OPINIONS AND VALUATIONS UPON SECOND-HAND DATA.

Some one may come forward and deprecate the bare suggestion of an engineer's offering an opinion when he cannot have proper first-hand data. But in these days we have to deal with conditions as well as theories of professional ethics. The growing ownership of mines by companies, that is by corporations composed of many individuals, and with their stocks often dealt in on the public exchanges, has resulted in holders whose interest is not large enough to warrant their undertaking the cost of exhaustive examinations. The system has produced an increasing class of mining speculators and investors who are finding and supplying the enormous sums required to work our mines,—sums beyond the reach of the old-class single-handed mining men. Every year the mining investors of the new order are coming more and more to the engineer for advice, and they should be encouraged, because such counsel can be given within limits, and these limits tend to place the industry upon a sounder footing of ownership. As was said before, the lamb can be in a measure protected. The engineer's interest is to protect him, so that the industry which concerns his own life-work may be in honorable repute, and that capital may be readily forthcoming for its expansion. Moreover, by constant advice to the investor as to what constitutes a properly presented and managed project, the arrangement of such proper presentation and management will tend to become an a priori function of the promoter.

Sometimes the engineer can make a short visit to the mine for data purposes,—more often he cannot. In the former case, he can resolve for himself an approximation upon all the factors bearing on value, except the quality of the ore. For this, aside from inspection of the ore itself, a look at the plans is usually enlightening. A longitudinal section of the mine showing a continuous shortening of the stopes with each succeeding level carries its own interpretation. In the main, the current record of past production and estimates of the management as to ore-reserves, etc., can be accepted in ratio to the confidence that can be placed in the men who present them. It then becomes a case of judgment of men and things, and here no rule applies.

Advice must often be given upon data alone, without inspection of the mine. Most mining data present internal evidence as to credibility. The untrustworthy and inexperienced betray themselves in their every written production. Assuming the reliability of data, the methods already discussed for weighing the ultimate value of the property can be applied. It would be possible to cite hundreds of examples of valuation based upon second-hand data. Three will, however, sufficiently illustrate.

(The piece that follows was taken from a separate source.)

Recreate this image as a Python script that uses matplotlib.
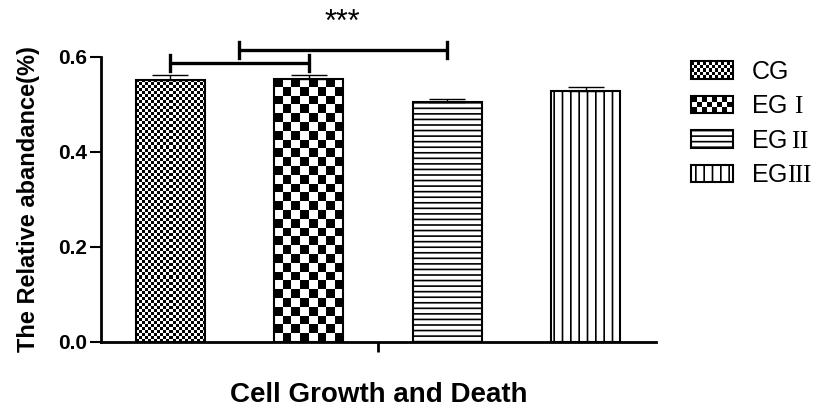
import numpy as np
import matplotlib
matplotlib.use('Agg')
import matplotlib.pyplot as plt
from matplotlib.patches import Rectangle
from matplotlib.legend_handler import HandlerBase

plt.rcParams['font.family'] = ['Liberation Sans', 'Noto Sans CJK SC', 'DejaVu Sans']
plt.rcParams['mathtext.fontset'] = 'custom'
plt.rcParams['mathtext.rm'] = 'Liberation Serif'
plt.rcParams['hatch.linewidth'] = 1.2

groups = ['CG', r'EG $\mathrm{I}$', r'EG$\,\mathrm{II}$', r'EG$\mathrm{III}$']
means = [0.552, 0.554, 0.506, 0.528]
errs = [0.010, 0.008, 0.005, 0.009]
xlabel = 'Cell Growth and Death'
ylabel = 'The Relative abandance(%)'
yticks = [0.0, 0.2, 0.4, 0.6]
# significance brackets: (left, right, level)
brackets = [(0, 1, 0.587), (0.5, 2, 0.615)]
star_text = '***'

# pattern per bar: ('checker', cells across) or hatch string
patterns = [('checker', 23), ('checker', 8), ('hatch', '---'), ('hatch', '||')]


class CheckerHandler(HandlerBase):
    def __init__(self, nx, ny):
        super().__init__()
        self.nx, self.ny = nx, ny

    def create_artists(self, legend, orig_handle, xdescent, ydescent,
                       width, height, fontsize, trans):
        arts = []
        cw, ch = width / self.nx, height / self.ny
        for i in range(self.nx):
            for j in range(self.ny):
                if (i + j) % 2 == 0:
                    arts.append(Rectangle((-xdescent + i * cw, -ydescent + j * ch), cw, ch,
                                          facecolor='black', edgecolor='none', transform=trans))
        arts.append(Rectangle((-xdescent, -ydescent), width, height, facecolor='none',
                              edgecolor='black', lw=1.5, transform=trans))
        return arts


fig = plt.figure(figsize=(8.3, 4.12), dpi=100)
ax = fig.add_axes([0.1217, 0.170, 0.669, 0.6917])

x = np.arange(len(groups))
faces = ['none' if p[0] == 'checker' else 'white' for p in patterns]
bars = ax.bar(x, means, width=0.5, color=faces, edgecolor='black', linewidth=1.5, zorder=2)
ax.errorbar(x, means, yerr=[np.zeros(len(errs)), errs], fmt='none', ecolor='black',
            elinewidth=1, capsize=13, capthick=1, zorder=3)

ax.set_xlim(-0.5, 3.51)
ax.set_ylim(0, 0.6)

# fill patterns
fig.canvas.draw()
for bar, pat in zip(bars, patterns):
    if pat[0] == 'hatch':
        bar.set_hatch(pat[1])
        continue
    nx = pat[1]
    bb = bar.get_window_extent()
    ny = int(round(nx * bb.height / bb.width))
    checker = (np.indices((ny, nx)).sum(axis=0) % 2).astype(float)
    ax.imshow(checker, cmap='gray', interpolation='nearest', aspect='auto',
              extent=[bar.get_x(), bar.get_x() + bar.get_width(), 0, bar.get_height()],
              zorder=1.5, vmin=0, vmax=1)
ax.set_xlim(-0.5, 3.51)
ax.set_ylim(0, 0.6)

# significance brackets
for l, r, lev in brackets:
    ax.plot([l, r], [lev, lev], color='black', lw=2.4, clip_on=False, solid_capstyle='butt')
    for xx in (l, r):
        ax.plot([xx, xx], [lev - 0.017, lev + 0.017], color='black', lw=2.4, clip_on=False)
ax.text(1.24, 0.655, star_text, ha='center', va='baseline', fontsize=22)

ax.spines['top'].set_visible(False)
ax.spines['right'].set_visible(False)
ax.spines['left'].set_linewidth(2)
ax.spines['bottom'].set_linewidth(2)
ax.set_yticks(yticks)
ax.set_yticklabels([f'{v:.1f}' for v in yticks], fontweight='bold', fontsize=15)
ax.tick_params(axis='y', width=1.5, length=8, pad=2)
ax.set_xticks([1.5])
ax.set_xticklabels([''])
ax.tick_params(axis='x', width=2, length=7)
ax.set_xlabel(xlabel, fontweight='bold', fontsize=20, labelpad=18)
ax.set_ylabel(ylabel, fontweight='bold', fontsize=17, labelpad=13)

handles = [Rectangle((0, 0), 1, 1, facecolor='white', edgecolor='black', lw=1.5) for _ in groups]
handles[2].set_hatch('---')
handles[3].set_hatch('||')
fig.legend(handles, groups, loc='upper left', bbox_to_anchor=(0.833, 0.855),
           frameon=False, fontsize=18, handlelength=1.65, handleheight=0.68,
           handletextpad=0.75, labelspacing=0.42, borderpad=0, borderaxespad=0,
           handler_map={handles[0]: CheckerHandler(14, 5), handles[1]: CheckerHandler(8, 3)})

fig.savefig('out.png', dpi=100)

First, the R mine at Johannesburg. With the regularity of this deposit, the development done, and a study of the workings on the neighboring mines and in deeper ground, it is a not unfair assumption that the reefs will maintain size and value throughout the area. The management is sound, and all the data are given in the best manner. The life of the mine is estimated at six years, with some probabilities of further ore from low-grade sections. The annual earnings available for dividends are at the rate of about £450,000 per annum. The capital is £440,000 in £1 shares. By reference to the table on page 46 it will be seen that the present value of £450,000 spread over six years to return capital at the end of that period, and give 7% dividends in the meantime, is 4.53 x £450,000 = £2,036,500 ÷ 440,000 = £4 12s. 7d. per share. So that this mine, on the assumption of continuity of values, will pay about 7% and return the price. Seven per cent is, however, not deemed an adequate return for the risks of labor troubles, faults, dykes, or poor patches. On a 9% basis, the mine is worth about £4 4s. per share.

Second, the G mine in Nevada. It has a capital of $10,000,000 in $1 shares, standing in the market at 50 cents each. The reserves are 250,000 tons, yielding a profit for yearly division of $7 per ton. It has an annual capacity of about 100,000 tons, or $700,000 net profit, equal to 14% on the market value. In order to repay the capital value of $5,000,000 and 8% per annum, it will need a life of (Table III) 13 years, of which 2-1/2 are visible. The size of the ore-bodies indicates a yield of about 1,100 tons per foot of depth. At an exhaustion rate of 100,000 tons per annum, the mine would need to extend to a depth of over a thousand feet below the present bottom. There is always a possibility of finding parallel bodies or larger volumes in depth, but it would be a sanguine engineer indeed who would recommend the stock, even though it pays an apparent 14%.

Third, the B mine, with a capital of $10,000,000 in 2,000,000 shares of $5 each. The promoters state that the mine is in the slopes of the Andes in Peru; that there are 6,000,000 tons of "ore blocked out"; that two assays by the assayers of the Bank of England average 9% copper; that the copper can be produced at five cents per pound; that there is thus a profit of $10,000,000 in sight. The evidences are wholly incompetent. It is a gamble on statements of persons who have not the remotest idea of sound mining.